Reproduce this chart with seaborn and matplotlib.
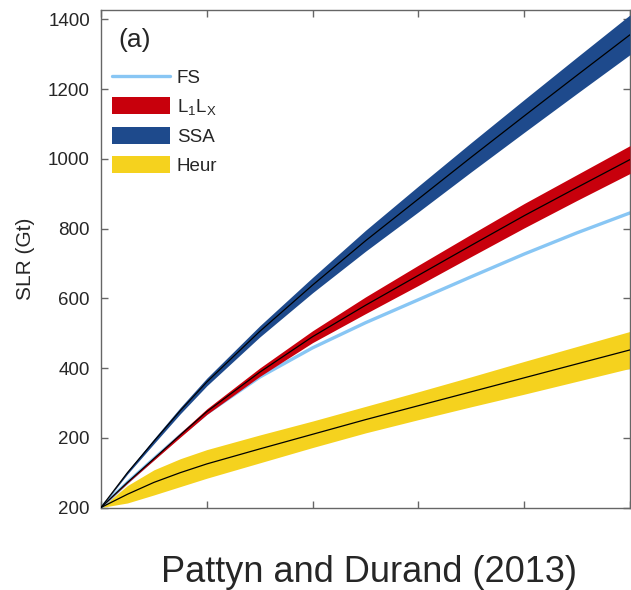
import matplotlib
matplotlib.use("Agg")
import matplotlib.pyplot as plt
from matplotlib.patches import Patch
from matplotlib.lines import Line2D
import pandas as pd
import seaborn as sns

# Time axis (unlabelled ticks) and modelled sea-level rise in Gt
t = [0, 0.25, 0.5, 0.75, 1, 1.5, 2, 2.5, 3, 3.5, 4, 4.5, 5]
fs = [0, 72, 140, 207, 270, 374, 458, 530, 596, 662, 727, 788, 845]
l1lx = [0, 72, 140, 208, 275, 388, 490, 580, 666, 752, 837, 918, 998]
l1lx_spread = [0, 2, 4, 6, 8, 12, 17, 24, 29, 32, 35, 37, 40]
ssa = [0, 100, 190, 278, 360, 505, 638, 765, 885, 1005, 1123, 1240, 1356]
ssa_spread = [0, 4, 7, 9, 11, 16, 22, 30, 37, 42, 47, 52, 57]
heur = [0, 38, 72, 100, 125, 168, 210, 252, 292, 332, 372, 412, 452]
heur_spread = [0, 25, 36, 40, 41, 40, 38, 38, 40, 43, 47, 50, 53]

y_ticks = [0, 200, 400, 600, 800, 1000, 1200, 1400]
y_tick_labels = ["200", "200", "400", "600", "800", "1000", "1200", "1400"]
x_ticks = [0, 1, 2, 3, 4, 5]

colors = {
    "FS": "#88c6f4",
    "L1LX": "#c8000c",
    "SSA": "#1e4a8c",
    "Heur": "#f5d21e",
}

sns.set_style("ticks")
plt.rcParams["font.family"] = ["Liberation Sans", "DejaVu Sans"]
plt.rcParams["mathtext.fontset"] = "custom"
plt.rcParams["mathtext.rm"] = "Liberation Sans"
plt.rcParams["mathtext.default"] = "regular"

W, H = 631, 590
fig = plt.figure(figsize=(W / 100, H / 100), dpi=100)
ax = fig.add_axes([101 / W, 1 - 507.5 / H, 529 / W, 497.5 / H])

# Long-form table of ensemble means with their spread
rows = []
for name, mean, spread in [("Heur", heur, heur_spread),
                           ("SSA", ssa, ssa_spread),
                           ("L1LX", l1lx, l1lx_spread)]:
    for ti, m, s in zip(t, mean, spread):
        rows.append({"model": name, "t": ti, "slr": m,
                     "lo": m - s, "hi": m + s})
df = pd.DataFrame(rows)

# Full-Stokes reference line (sits under the L1LX band)
sns.lineplot(x=t, y=fs, color=colors["FS"], lw=2.4, ax=ax, zorder=2)

# Spread bands
for name, z in [("Heur", 1), ("SSA", 3), ("L1LX", 3)]:
    d = df[df["model"] == name]
    ax.fill_between(d["t"], d["lo"], d["hi"], color=colors[name],
                    lw=0, zorder=z)

# Black ensemble-mean lines
sns.lineplot(data=df, x="t", y="slr", units="model", estimator=None,
             color="black", lw=0.9, ax=ax, zorder=5)

ax.set_xlim(0, 5)
ax.set_ylim(0, 1427)
ax.set_xticks(x_ticks)
ax.set_xticklabels([])
ax.set_yticks(y_ticks)
ax.set_yticklabels(y_tick_labels, fontsize=13.5)
ax.set_xlabel("")
ax.set_ylabel("SLR (Gt)", fontsize=15)
ax.yaxis.set_label_coords(-0.124, 0.5)

for sp in ax.spines.values():
    sp.set_visible(True)
    sp.set_color("#666666")
    sp.set_linewidth(1.0)
ax.tick_params(direction="in", top=True, right=True, length=5, width=1.0,
               color="#666666", pad=8)
ax.tick_params(axis="x", labelbottom=False)

ax.text(0.032, 0.9266, "(a)", transform=ax.transAxes, fontsize=19,
        va="baseline", ha="left")

handles = [
    Line2D([], [], color=colors["FS"], lw=2.4),
    Patch(facecolor=colors["L1LX"], edgecolor="none"),
    Patch(facecolor=colors["SSA"], edgecolor="none"),
    Patch(facecolor=colors["Heur"], edgecolor="none"),
]
labels = ["FS", "L$_1$L$_X$", "SSA", "Heur"]
ax.legend(handles, labels, loc="upper left", bbox_to_anchor=(0.0208, 0.883),
          frameon=False, borderpad=0, borderaxespad=0, handlelength=3.1,
          handleheight=1.04, handletextpad=0.36, labelspacing=0.53,
          fontsize=13.5)

fig.text(0.584, 1 - 582 / H, "Pattyn and Durand (2013)", ha="center",
         va="baseline", fontsize=26)

fig.savefig("out.png", dpi=100)
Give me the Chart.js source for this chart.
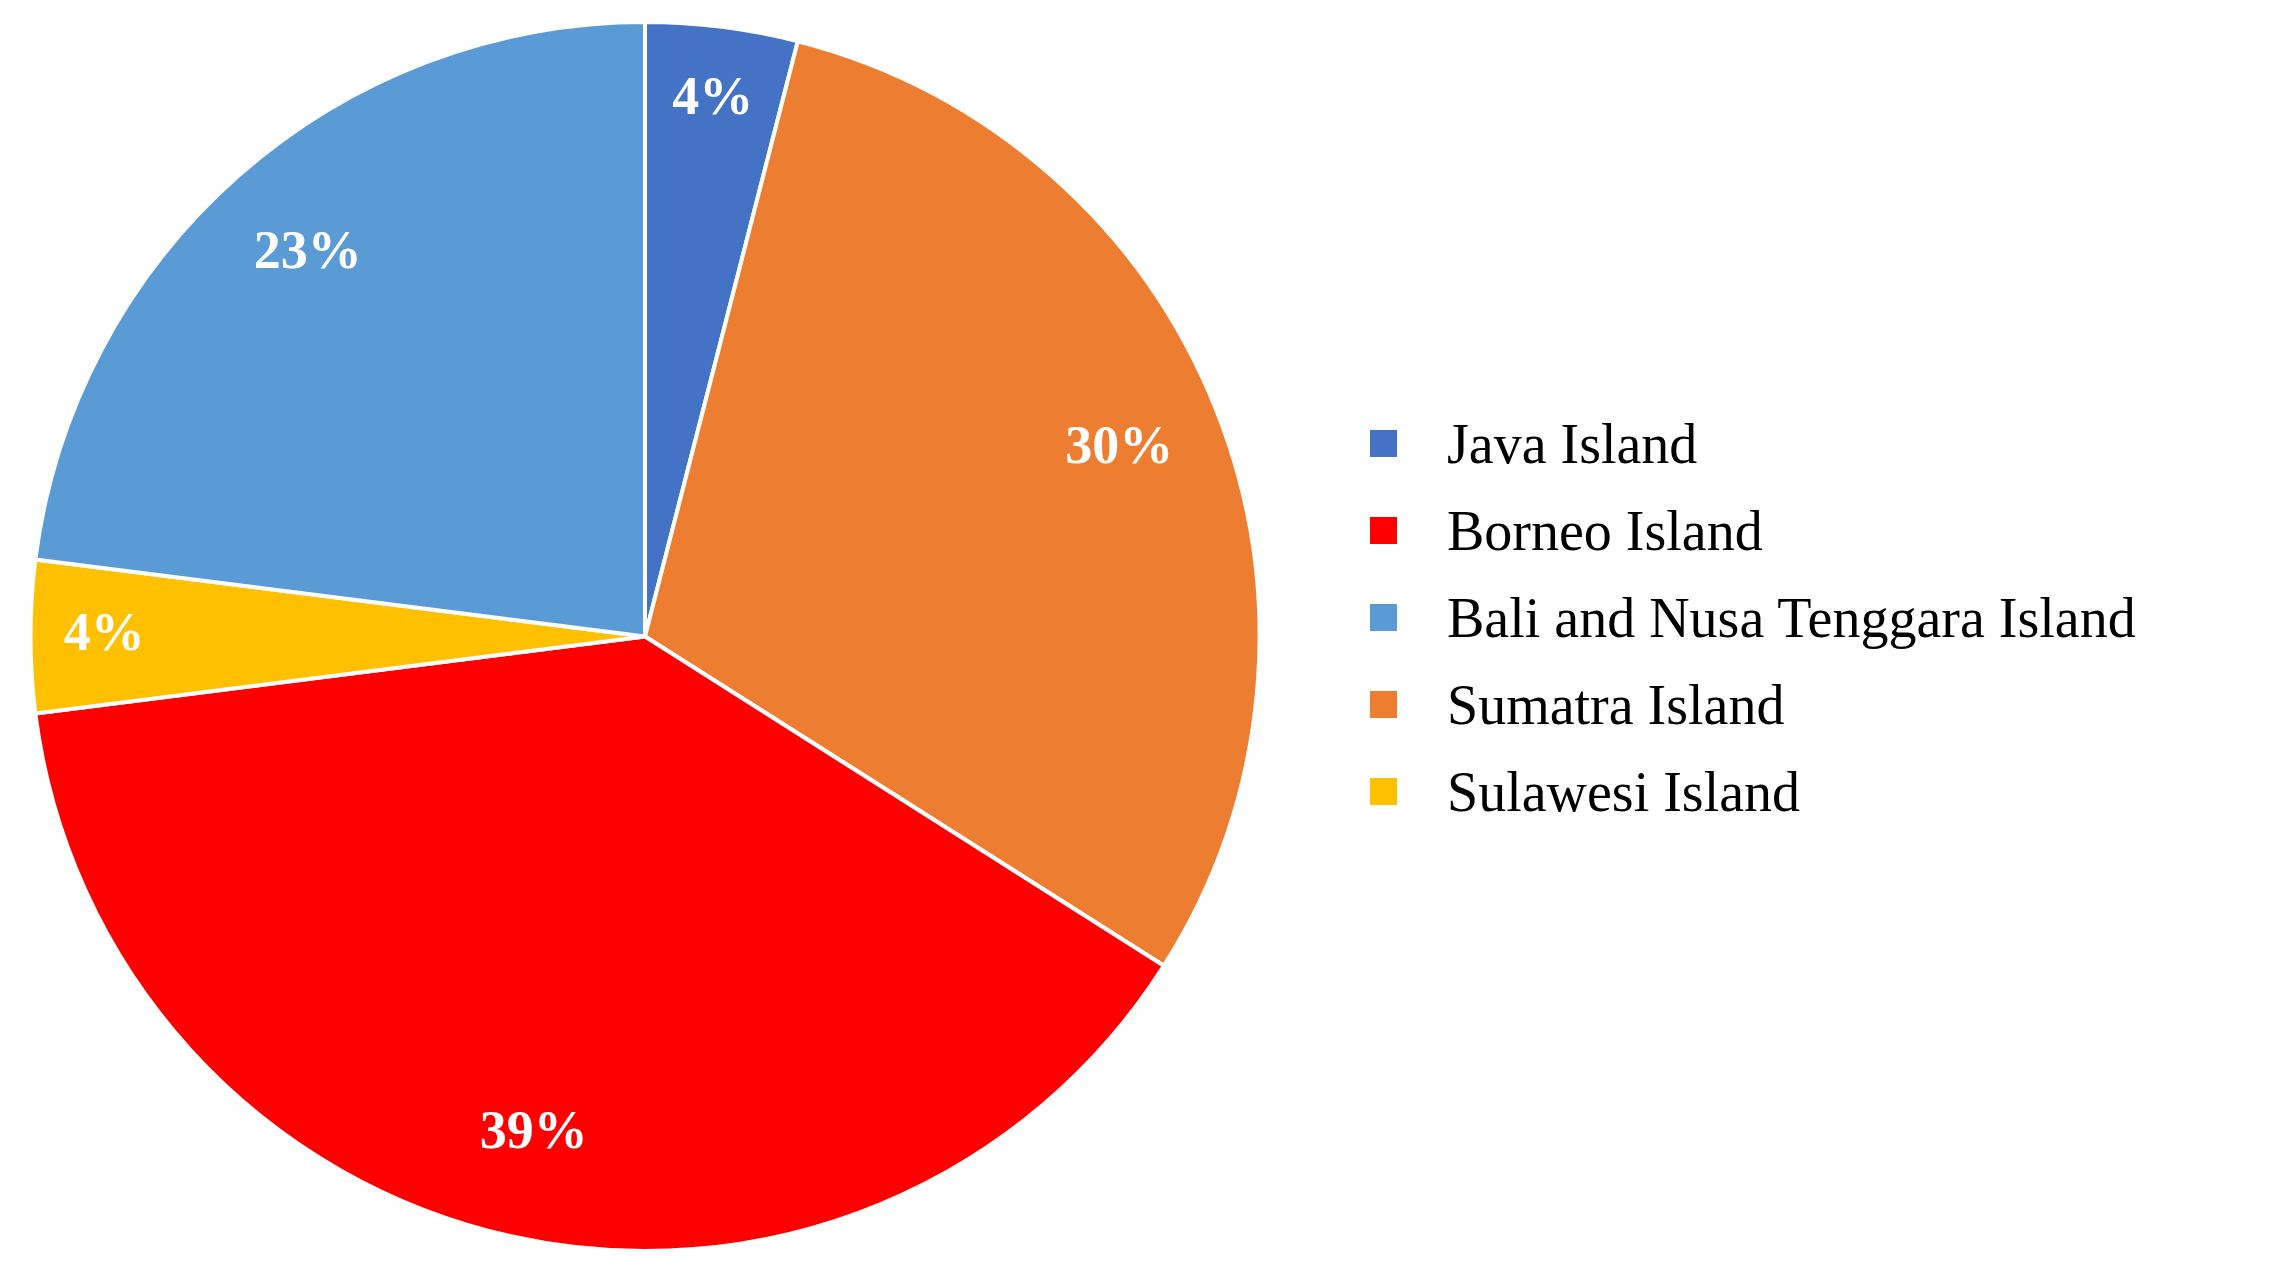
* * * * * * * * *
AIM OF THE TASK: Output exactly the span of lines from the top of the listing through the line holding "ax = fig.add_axes([101", and leave every picture out.

CORRECT ANSWER:
Reproduce this chart with seaborn and matplotlib.
import matplotlib
matplotlib.use("Agg")
import matplotlib.pyplot as plt
from matplotlib.patches import Patch
from matplotlib.lines import Line2D
import pandas as pd
import seaborn as sns

# Time axis (unlabelled ticks) and modelled sea-level rise in Gt
t = [0, 0.25, 0.5, 0.75, 1, 1.5, 2, 2.5, 3, 3.5, 4, 4.5, 5]
fs = [0, 72, 140, 207, 270, 374, 458, 530, 596, 662, 727, 788, 845]
l1lx = [0, 72, 140, 208, 275, 388, 490, 580, 666, 752, 837, 918, 998]
l1lx_spread = [0, 2, 4, 6, 8, 12, 17, 24, 29, 32, 35, 37, 40]
ssa = [0, 100, 190, 278, 360, 505, 638, 765, 885, 1005, 1123, 1240, 1356]
ssa_spread = [0, 4, 7, 9, 11, 16, 22, 30, 37, 42, 47, 52, 57]
heur = [0, 38, 72, 100, 125, 168, 210, 252, 292, 332, 372, 412, 452]
heur_spread = [0, 25, 36, 40, 41, 40, 38, 38, 40, 43, 47, 50, 53]

y_ticks = [0, 200, 400, 600, 800, 1000, 1200, 1400]
y_tick_labels = ["200", "200", "400", "600", "800", "1000", "1200", "1400"]
x_ticks = [0, 1, 2, 3, 4, 5]

colors = {
    "FS": "#88c6f4",
    "L1LX": "#c8000c",
    "SSA": "#1e4a8c",
    "Heur": "#f5d21e",
}

sns.set_style("ticks")
plt.rcParams["font.family"] = ["Liberation Sans", "DejaVu Sans"]
plt.rcParams["mathtext.fontset"] = "custom"
plt.rcParams["mathtext.rm"] = "Liberation Sans"
plt.rcParams["mathtext.default"] = "regular"

W, H = 631, 590
fig = plt.figure(figsize=(W / 100, H / 100), dpi=100)
ax = fig.add_axes([101 / W, 1 - 507.5 / H, 529 / W, 497.5 / H])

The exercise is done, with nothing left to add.